Set exercise
Retype every line from the start of the data down to and including the line with "medio_baixo_trabalho, medio_alto_trabalho, alto_trabalho]". Skip the pictures.

>>>>

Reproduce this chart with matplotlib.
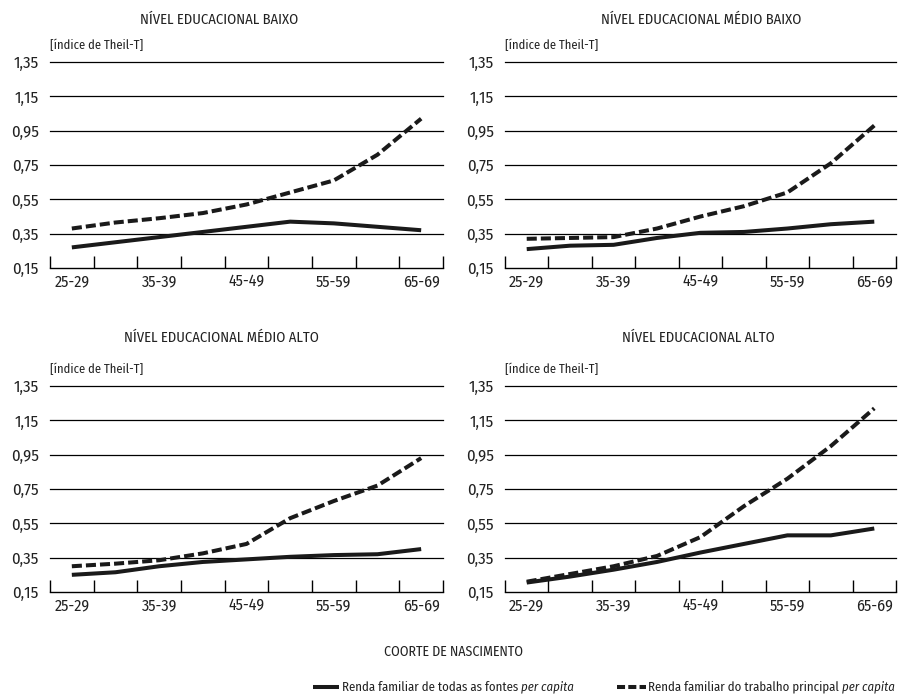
import matplotlib
matplotlib.use('Agg')
import matplotlib.pyplot as plt
from matplotlib import font_manager
from matplotlib.lines import Line2D

# coortes de nascimento (eixo x)
coortes = ['25-29', '30-34', '35-39', '40-44', '45-49', '50-54', '55-59', '60-64', '65-69']
yticks = [0.15, 0.35, 0.55, 0.75, 0.95, 1.15, 1.35]
ytick_labels = ['0,15', '0,35', '0,55', '0,75', '0,95', '1,15', '1,35']

titulos = ['NÍVEL EDUCACIONAL BAIXO', 'NÍVEL EDUCACIONAL MÉDIO BAIXO',
           'NÍVEL EDUCACIONAL MÉDIO ALTO', 'NÍVEL EDUCACIONAL ALTO']

# renda familiar de todas as fontes per capita
baixo_todas = [0.27, 0.30, 0.33, 0.36, 0.39, 0.42, 0.41, 0.39, 0.37]
medio_baixo_todas = [0.26, 0.28, 0.285, 0.325, 0.355, 0.36, 0.38, 0.405, 0.42]
medio_alto_todas = [0.25, 0.265, 0.30, 0.325, 0.34, 0.355, 0.365, 0.37, 0.40]
alto_todas = [0.205, 0.24, 0.28, 0.325, 0.38, 0.43, 0.48, 0.48, 0.52]

# renda familiar do trabalho principal per capita
baixo_trabalho = [0.38, 0.415, 0.44, 0.47, 0.52, 0.59, 0.66, 0.81, 1.02]
medio_baixo_trabalho = [0.32, 0.325, 0.33, 0.38, 0.45, 0.51, 0.59, 0.76, 0.98]
medio_alto_trabalho = [0.30, 0.315, 0.335, 0.375, 0.43, 0.58, 0.68, 0.77, 0.93]
alto_trabalho = [0.21, 0.255, 0.30, 0.36, 0.47, 0.65, 0.81, 1.00, 1.22]

todas = [baixo_todas, medio_baixo_todas, medio_alto_todas, alto_todas]
trabalho = [baixo_trabalho, medio_baixo_trabalho, medio_alto_trabalho, alto_trabalho]

# fonte estreita, se houver
nomes = {f.name for f in font_manager.fontManager.ttflist}
fonte = 'DejaVu Sans'
for fam in ['Fira Sans Condensed', 'Liberation Sans Narrow', 'Liberation Sans']:
    if fam in nomes:
        fonte = fam
        break
plt.rcParams['font.family'] = [fonte, 'DejaVu Sans']
plt.rcParams['text.color'] = '#222222'
plt.rcParams['xtick.labelcolor'] = '#222222'
plt.rcParams['ytick.labelcolor'] = '#222222'

W, H = 898, 695
fig = plt.figure(figsize=(W / 100, H / 100), dpi=100)

# caixas dos paineis em pixels: (esquerda, topo, direita, base)
caixas = [(50, 62, 443, 268), (505, 62, 896, 268),
          (50, 386, 443, 592), (505, 386, 896, 592)]
titulo_pos = [(219, 20), (701, 20), (221, 338), (698, 338)]

cor = '#1a1a1a'
x = list(range(len(coortes)))

for i, (l, t, r, b) in enumerate(caixas):
    ax = fig.add_axes([l / W, 1 - b / H, (r - l) / W, (b - t) / H])
    ax.set_xlim(-0.5, len(coortes) - 0.5)
    ax.set_ylim(0.15, 1.35)
    for s in ['left', 'right', 'top']:
        ax.spines[s].set_visible(False)
    ax.spines['bottom'].set_linewidth(1.0)
    ax.spines['bottom'].set_color('black')

    for y in yticks[1:]:
        ax.axhline(y, color='black', lw=0.9, zorder=1, clip_on=False)

    ax.set_yticks(yticks)
    ax.set_yticklabels(ytick_labels, fontsize=12)
    ax.tick_params(axis='y', length=0, pad=8)

    ax.set_xticks([k - 0.5 for k in range(len(coortes) + 1)])
    ax.set_xticklabels([])
    ax.tick_params(axis='x', which='major', direction='in', length=8.5, width=1.0, color='black')
    ax.set_xticks(x[::2], minor=True)
    ax.set_xticklabels(coortes[::2], minor=True, fontsize=11.5)
    ax.tick_params(axis='x', which='minor', length=0, pad=4)

    ax.plot(x, todas[i], color=cor, lw=2.9, solid_capstyle='butt', zorder=3)
    ax.plot(x, trabalho[i], color=cor, lw=2.9, linestyle=(0, (2.5, 1.0)),
            dash_capstyle='butt', zorder=3)

    tx, ty = titulo_pos[i]
    fig.text(tx / W, 1 - ty / H, titulos[i], ha='center', va='center', fontsize=10.5)
    fig.text(l / W, 1 - (t - 17) / H, '[índice de Theil-T]', ha='left', va='center', fontsize=9)

fig.text(454 / W, 1 - 652 / H, 'COORTE DE NASCIMENTO', ha='center', va='center', fontsize=10)

# legenda feita a mao
yl = 1 - 687 / H
fig.add_artist(Line2D([313 / W, 339 / W], [yl, yl], color=cor, lw=2.9, solid_capstyle='butt'))
fig.add_artist(Line2D([617 / W, 646 / W], [yl, yl], color=cor, lw=2.9,
                      linestyle=(0, (2.0, 0.8)), dash_capstyle='butt'))

fig.canvas.draw()
renderer = fig.canvas.get_renderer()
for x0, txt in [(342, 'Renda familiar de todas as fontes '), (648, 'Renda familiar do trabalho principal ')]:
    t1 = fig.text(x0 / W, yl, txt, ha='left', va='center', fontsize=9.2)
    bb = t1.get_window_extent(renderer)
    fig.text(bb.x1 / W, yl, 'per capita', ha='left', va='center', fontsize=9.2, style='italic')

fig.savefig('out.png', dpi=100)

<<<<

Task output
Reproduce this chart with matplotlib.
import matplotlib
matplotlib.use('Agg')
import matplotlib.pyplot as plt
from matplotlib import font_manager
from matplotlib.lines import Line2D

# coortes de nascimento (eixo x)
coortes = ['25-29', '30-34', '35-39', '40-44', '45-49', '50-54', '55-59', '60-64', '65-69']
yticks = [0.15, 0.35, 0.55, 0.75, 0.95, 1.15, 1.35]
ytick_labels = ['0,15', '0,35', '0,55', '0,75', '0,95', '1,15', '1,35']

titulos = ['NÍVEL EDUCACIONAL BAIXO', 'NÍVEL EDUCACIONAL MÉDIO BAIXO',
           'NÍVEL EDUCACIONAL MÉDIO ALTO', 'NÍVEL EDUCACIONAL ALTO']

# renda familiar de todas as fontes per capita
baixo_todas = [0.27, 0.30, 0.33, 0.36, 0.39, 0.42, 0.41, 0.39, 0.37]
medio_baixo_todas = [0.26, 0.28, 0.285, 0.325, 0.355, 0.36, 0.38, 0.405, 0.42]
medio_alto_todas = [0.25, 0.265, 0.30, 0.325, 0.34, 0.355, 0.365, 0.37, 0.40]
alto_todas = [0.205, 0.24, 0.28, 0.325, 0.38, 0.43, 0.48, 0.48, 0.52]

# renda familiar do trabalho principal per capita
baixo_trabalho = [0.38, 0.415, 0.44, 0.47, 0.52, 0.59, 0.66, 0.81, 1.02]
medio_baixo_trabalho = [0.32, 0.325, 0.33, 0.38, 0.45, 0.51, 0.59, 0.76, 0.98]
medio_alto_trabalho = [0.30, 0.315, 0.335, 0.375, 0.43, 0.58, 0.68, 0.77, 0.93]
alto_trabalho = [0.21, 0.255, 0.30, 0.36, 0.47, 0.65, 0.81, 1.00, 1.22]

todas = [baixo_todas, medio_baixo_todas, medio_alto_todas, alto_todas]
trabalho = [baixo_trabalho, medio_baixo_trabalho, medio_alto_trabalho, alto_trabalho]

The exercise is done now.